To understand what it means for 8% to be compounded semiannually, we need to break down the concept of compounding and the frequency at which it occurs. Compounding refers to the process of earning interest on both the initial amount of money and any previously earned interest. In other words, it is the process of reinvesting the interest earned.
When interest is compounded semiannually, it means that interest is calculated and added to the principal twice a year. This is different from annual compounding, where interest is added only once a year.
Let’s consider an example to illustrate this. Suppose you have $100 that earns 8% annual interest compounded semiannually. After the first six months, you would earn 4% interest on the initial $100, which amounts to $4. This $4 is then added to the principal, resulting in a new total of $104.
For the second six-month period, you would earn 4% interest on the new principal of $104, which amounts to $4.16. This $4.16 is added to the principal, resulting in a new total of $108.16.
So, after one year (two semiannual periods), your initial $100 would grow to $108.16. This means that 8% compounded semiannually results in an effective annual interest rate slightly higher than 8%. In this case, it is approximately 8.16%.
Now, let’s apply this concept to a larger amount of money. If you have $10,000 and the interest rate is 8% compounded semiannually, you can calculate the future value after two semiannual periods.
The formula for calculating the future value is:
Future Value = Present Value * (1 + i)^n
Where:
– Present Value is the initial amount of money ($10,000 in this case)
– i is the interest rate per compounding period (4% in this case)
– n is the number of compounding periods (2 in this case)

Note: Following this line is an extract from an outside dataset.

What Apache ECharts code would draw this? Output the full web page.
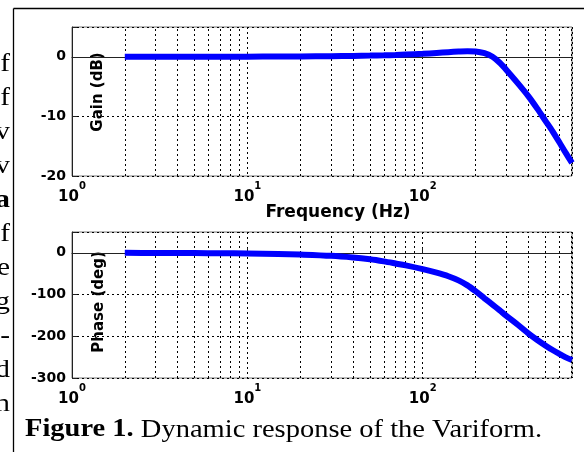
<!DOCTYPE html>
<html lang="en">
<head>
    <meta charset="UTF-8">
    <title>Bode</title>
    <style>
        html, body { margin: 0; padding: 0; background: #fff; }
        #main { width: 584px; height: 452px; }
    </style>
</head>
<body>
    <div id="main"></div>
    <script src="https://cdn.jsdelivr.net/npm/echarts@6/dist/echarts.min.js"></script>
    <script>
        // frequency points (Hz)
        var freq = [2, 3, 5, 7, 10, 15, 20, 30, 40, 50, 60, 70, 80, 100, 120, 140, 160, 180, 200,
            225, 250, 275, 300, 350, 400, 450, 500, 550, 600, 650, 710];
        // gain (dB)
        var gain = [0, 0, 0, 0, 0.02, 0.05, 0.07, 0.1, 0.15, 0.2, 0.25, 0.3, 0.37, 0.5, 0.65, 0.78, 0.88, 0.94, 0.9,
            0.6, 0, -1.0, -2.2, -4.5, -6.6, -8.7, -10.7, -12.5, -14.3, -16.0, -17.8];
        // phase (deg)
        var phase = [0, -0.3, -0.6, -1, -1.5, -2.5, -4, -7, -11, -15.5, -20.5, -25.5, -30, -39, -47.5, -56, -66, -78, -92,
            -109, -124, -138, -151, -173, -193, -209, -222, -233, -242, -250, -257];
        // minor grid lines of the log axis
        var minorFreq = [2, 3, 4, 5, 6, 7, 8, 9, 20, 30, 40, 50, 60, 70, 80, 90, 200, 300, 400, 500, 600, 700];
        // clipped letters of the neighbouring text column
        var sideLetters = ['f', 'f', 'v', 'v', 'a', 'f', 'e', 'g', '-', 'd', 'n'];

        var myChart = echarts.init(document.getElementById('main'));

        var tickFont = 'DejaVu Sans';
        var dotted = { type: [2, 3], color: '#000', width: 1 };

        function pairs(ys) {
            var out = [];
            for (var i = 0; i < freq.length; i++) out.push([freq[i], ys[i]]);
            return out;
        }

        function logLabel(v) {
            var e = Math.round(Math.log(v) / Math.LN10);
            if (Math.abs(Math.pow(10, e) - v) > 1e-6 * v) return '';
            return '{a|10}{s|' + e + '}';
        }

        function xAxisOpt(idx) {
            return {
                type: 'log', logBase: 10, gridIndex: idx, min: 1, max: 710,
                axisLine: { lineStyle: { color: '#222', width: 1 } },
                axisTick: { inside: true, length: 5, lineStyle: { color: '#222' } },
                splitLine: { show: true, lineStyle: dotted },
                axisLabel: {
                    margin: 5,
                    showMaxLabel: false,
                    formatter: logLabel,
                    rich: {
                        a: { fontFamily: tickFont, fontWeight: 'bold', fontSize: 15, color: '#000', lineHeight: 24, verticalAlign: 'bottom' },
                        s: { fontFamily: tickFont, fontWeight: 'bold', fontSize: 10, color: '#000', verticalAlign: 'top' }
                    }
                }
            };
        }

        function yAxisOpt(idx, min, max, interval) {
            return {
                type: 'value', gridIndex: idx, min: min, max: max, interval: interval,
                axisLine: { show: true, lineStyle: { color: '#222', width: 1 } },
                axisTick: { show: true, inside: true, length: 5, lineStyle: { color: '#222' } },
                splitLine: { show: true, lineStyle: dotted },
                axisLabel: {
                    margin: 6,
                    fontFamily: tickFont, fontWeight: 'bold', fontSize: 14, color: '#000',
                    formatter: function (v) { return v % interval === 0 ? String(v) : ''; }
                }
            };
        }

        function minorLines(idx) {
            var d = [];
            for (var i = 0; i < minorFreq.length; i++) d.push({ xAxis: minorFreq[i] });
            return {
                type: 'line', xAxisIndex: idx, yAxisIndex: idx, data: [], z: 1, silent: true,
                markLine: {
                    silent: true, symbol: 'none', animation: false,
                    label: { show: false },
                    lineStyle: dotted,
                    data: d
                }
            };
        }

        function curve(idx, ys) {
            return {
                type: 'line', xAxisIndex: idx, yAxisIndex: idx, z: 5,
                data: pairs(ys), showSymbol: false, smooth: 0.3, animation: false,
                lineStyle: { color: '#0000ff', width: 6 }
            };
        }

        var graphics = [
            { type: 'line', shape: { x1: 13.5, y1: 8.5, x2: 584, y2: 8.5 }, style: { stroke: '#000', lineWidth: 1.3 } },
            { type: 'line', shape: { x1: 13.5, y1: 8.5, x2: 13.5, y2: 452 }, style: { stroke: '#000', lineWidth: 1.3 } },
            {
                type: 'text', x: 98, y: 92, rotation: Math.PI / 2,
                style: { text: 'Gain (dB)', fontFamily: tickFont, fontWeight: 'bold', fontSize: 15, fill: '#000', align: 'center', verticalAlign: 'middle' }
            },
            {
                type: 'text', x: 99, y: 302, rotation: Math.PI / 2,
                style: { text: 'Phase (deg)', fontFamily: tickFont, fontWeight: 'bold', fontSize: 15, fill: '#000', align: 'center', verticalAlign: 'middle' }
            },
            {
                type: 'text', x: 338, y: 213,
                style: { text: 'Frequency (Hz)', fontFamily: tickFont, fontWeight: 'bold', fontSize: 17, fill: '#000', align: 'center', verticalAlign: 'middle' }
            },
            {
                type: 'text', x: 25, y: 430, scaleX: 1.14,
                style: {
                    text: '{b|Figure 1.}{r| Dynamic response of the Variform.}',
                    align: 'left', verticalAlign: 'middle',
                    rich: {
                        b: { fontFamily: 'Liberation Serif', fontWeight: 'bold', fontSize: 25, fill: '#000' },
                        r: { fontFamily: 'Liberation Serif', fontSize: 25, fill: '#000' }
                    }
                }
            }
        ];
        for (var i = 0; i < sideLetters.length; i++) {
            graphics.push({
                type: 'text', x: 10, y: 72 + 34 * i - 8, scaleX: 1.13,
                style: {
                    text: sideLetters[i], fontFamily: 'Liberation Serif', fontSize: 26,
                    fontWeight: sideLetters[i] === 'a' ? 'bold' : 'normal',
                    fill: '#000', align: 'right', verticalAlign: 'middle'
                }
            });
        }

        var option = {
            backgroundColor: '#fff',
            animation: false,
            grid: [
                { left: 72, top: 27, width: 500, height: 149, show: true, borderColor: '#777', borderWidth: 1, backgroundColor: 'transparent' },
                { left: 72, top: 232, width: 500, height: 146, show: true, borderColor: '#777', borderWidth: 1, backgroundColor: 'transparent' }
            ],
            xAxis: [xAxisOpt(0), xAxisOpt(1)],
            yAxis: [yAxisOpt(0, -20, 5, 10), yAxisOpt(1, -300, 50, 100)],
            series: [minorLines(0), minorLines(1), curve(0, gain), curve(1, phase)],
            graphic: graphics
        };
        myChart.setOption(option);
    </script>
</body>
</html>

Using this formula, we can calculate:
Future Value = $10,000 * (1 + 0.04)^2
Future Value = $10,000 * (1.04)^2
Future Value = $10,000 * 1.0816
Future Value ≈ $10,816
Therefore, the present value of $10,000 will grow to a future value of approximately $10,816 at the end of two semiannual periods when the 8% annual interest rate is compounded semiannually.
It’s important to note that the frequency of compounding can have a significant impact on the growth of investments or loans. Compounding more frequently, such as daily or monthly, can result in higher overall returns compared to less frequent compounding. However, the difference between compounding annually and semiannually is relatively small.